Collective goals and frameworks for thinking about the world and trust also all have a huge impact on what societies can tackle.

The US is suffering from related issues a lot more than we are. Little sense of shared norms and sympathy between cultural groups that share a country, and a lot of elites don't believe that it matters if you were born in West Virginia or Guatemala when it comes to who looks out for you.

On an abstract level maybe we can say that culture and sense of place should be completely disconnected from legal entitlements but I doubt that is workable politically, particularly when it's open to emotional attacks from outside.

In summary my overall impression is: (1) culture and character actually can matter a lot to quality of life even though they're often intangible/aesthetic and so get ignored in the optimization game and, (2) we cannot afford to ignore culture at our current level of development and realpolitik constraints.
Well, first of all, nobody lives at an international airport, so most of the reason why things feel sterile there is because nobody has any skin in the game. There will never be a city that really feels like the airport; if people think that a city has the soul of an airport, they're not looking hard enough.

Secondly, I don't think Canadians think of themselves as citizens of the world. Maybe some of the more haughty ones do, but that's true of people in most other countries. And I also think that having an identity usually does jack shit if, as you say, your material sense of wellbeing goes out the window. So if the car plant closes, being a proud Canadian with a rich cultural tradition isn't going to help you materially. I find that the groups that cling to their identity are usually the ones who are the most materially deprived. In fact, you can pretty much make a perfect inverse correlation between asserting one's cultural identity as a group and socioeconomic status of your group in society.
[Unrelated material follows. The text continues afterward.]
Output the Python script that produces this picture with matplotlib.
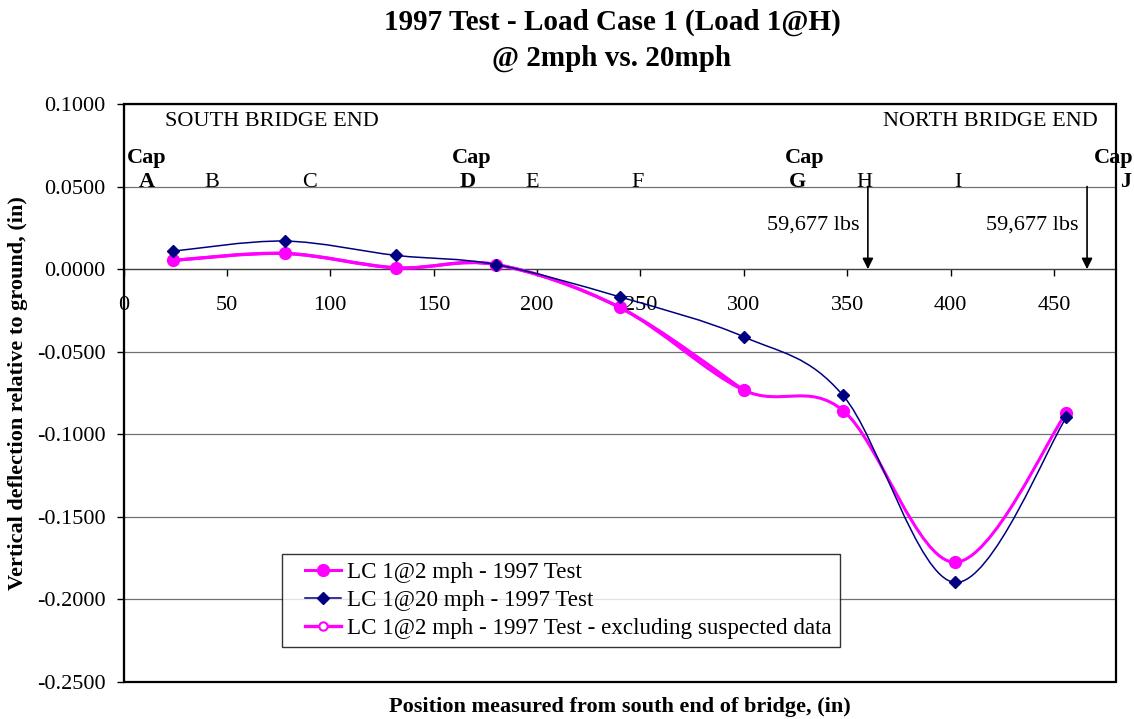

And I don't think people are capable of living in a collective arrangement without some form of culture springing up. Like I said in my reply to wave46, not all culture is tied to place; much of it - most of it, really, for most middle class people under 60 in Western countries - is the culture of a time/epoch or belonging to a subculture. I really don't think my life as an Ontarian is culturally poorer and less meaningful than a French Quebecker of similar age and class.